What I’m saying here is that the data he used can be applied just as well to find the height of the sun if you assume the earth is flat, as it is to find the radius of the earth if you assume the earth is spherical. Math is applied to a model, and different models lead to different conclusions!

I’ll be carrying out my suggestion at the end of this post.

In reality, the ancient Greeks and others knew the earth was round based on more general knowledge: that the earth's shadow on the moon during a lunar eclipse is round; that ships disappear over the horizon; and so on. But none of these involve a formula. Finding Eratosthenes' method is undoubtedly the intention of your assignment. You can find the details in our archives or elsewhere.

These are scientific observations that don’t really need math. For example, here is what you see in a lunar eclipse:

That “bite” is the shadow cast on the moon by a larger sphere, the earth. It is not what you see normally, just because the moon itself is round. In effect, what we see here is a selfie of the earth (in silhouette).

As for the ships … we’ll be looking at horizon calculations next week.

Maria would have to do what was expected, namely to explore the calculation of the size of the earth; but she might add the insights I’m suggesting for extra credit. We’ll see next time the explanations of Eratosthenes’ method that I referred her to; I added some helps she might need to understand the basic geometry:

Since the explanation in our archives doesn't give a picture or the formula, here's a drawing of his setup. The sun is directly overhead in one place and at an angle in another place:

|
|             /
|            /|
|           /A|
no shadow |    d     /  |
***********    /   |
***           |       /   ***
***              |      /       ***
*                 |     /           *
**                  |    /             **
*                    |   /                *
*                     |  /                  *
*                      |A/                    *
*                       |/                      *
*                       *                       *
*                                               *
*                                               *
*                                               *
*                                             *
*                                           *
*                                         *
**                                     **
*                                   *
***                             ***
***                       ***
******           ******
***********

If you know the distance d to the place where the sun is directly overhead, and the angle A that the sun makes here, then we can say that

d     A
--- = ---
C    360

where C is the circumference of the earth.
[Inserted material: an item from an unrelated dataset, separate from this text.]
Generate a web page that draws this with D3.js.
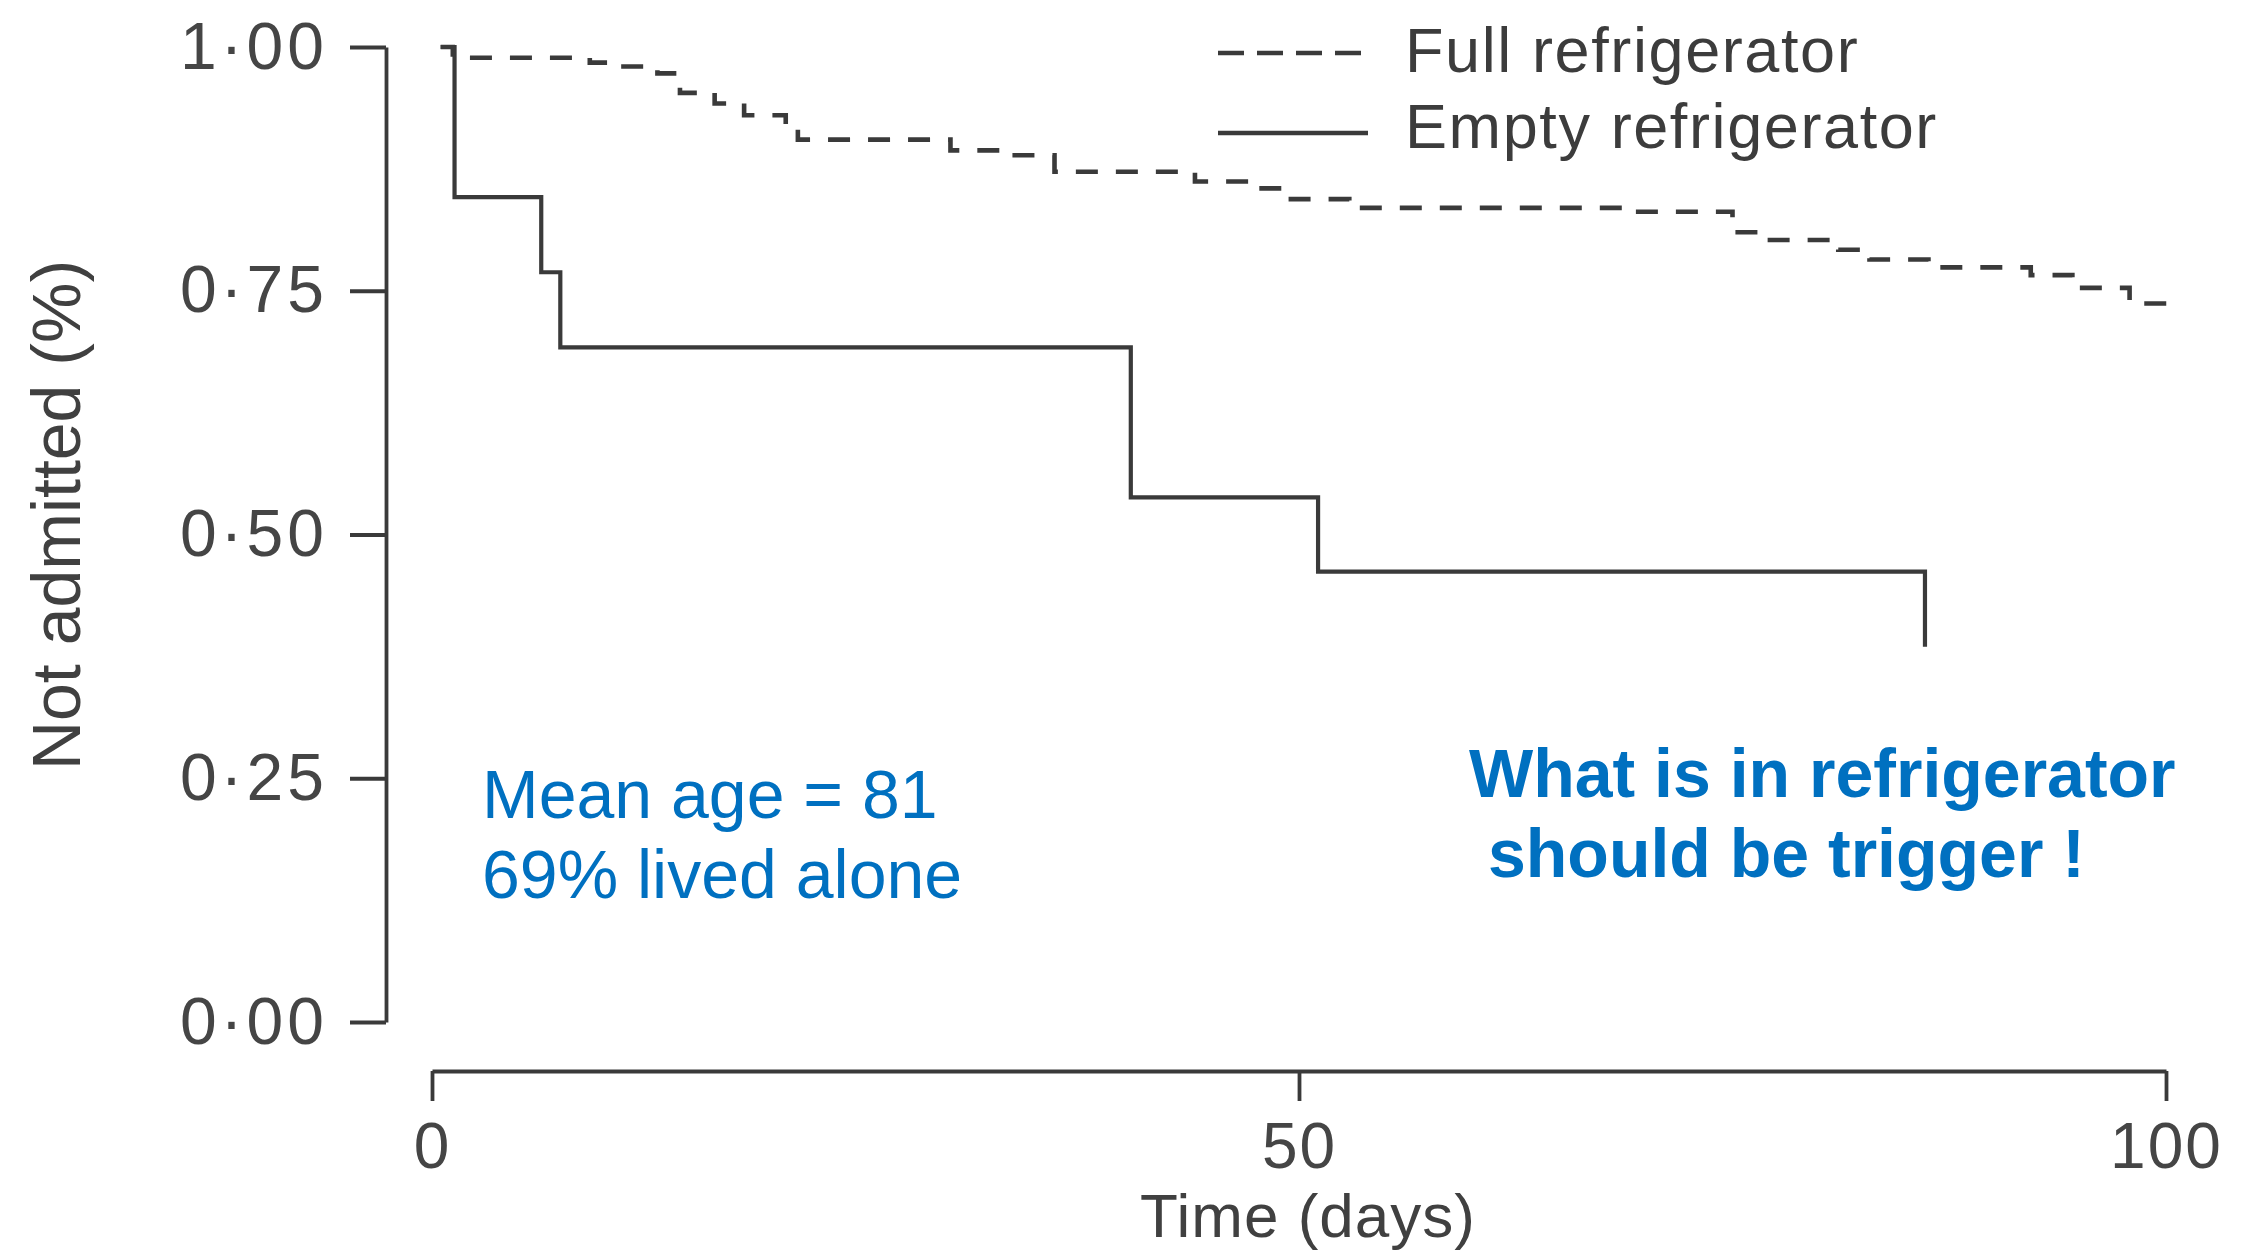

Solve that for C and you're done.

Here’s the data Eratosthenes used, expressed in modern units: $$d = 500 \text{ miles}\\A = 7.2°$$ Therefore, $$C = \frac{360d}{A} = \frac{360\cdot 500}{7.2} = 25,000\text{ miles}$$ Since the circumference of the earth is about 24,901 miles, that isn’t at all bad. To find the radius, we can divide the circumference by $$2\pi = 6.283$$, yielding $$R = \frac{C}{2\pi} = \frac{25,000}{6.283} = 3979\text{ miles}$$

### What if Eratosthenes were a flat-earther?

Now here’s what I left her to try herself: Suppose we assume a flat earth. We’d draw this picture:

               sun O
|\
|A\
|  \
|   \
H|    \
|     \
|     |\
|     |A\
***********************************
<---d--->

Now we have $$\tan(A) = \frac{d}{H}$$ so that $$H = \frac{d}{\tan(A)} = \frac{500}{\tan(7.2°)} = 3958\text{ miles}$$

That’s essentially what we got for the radius of the earth! That’s the “interesting relation” I mentioned.

Now, if you gathered additional data from different locations, you’d start finding inconsistencies with this model; at the extreme, if you could go 6000 or so miles to the north (to the north pole), you’d find that on the same day, angle A is 90°, and H would become 0.

But the flat earth model was known to be wrong long before anyone traveled that far.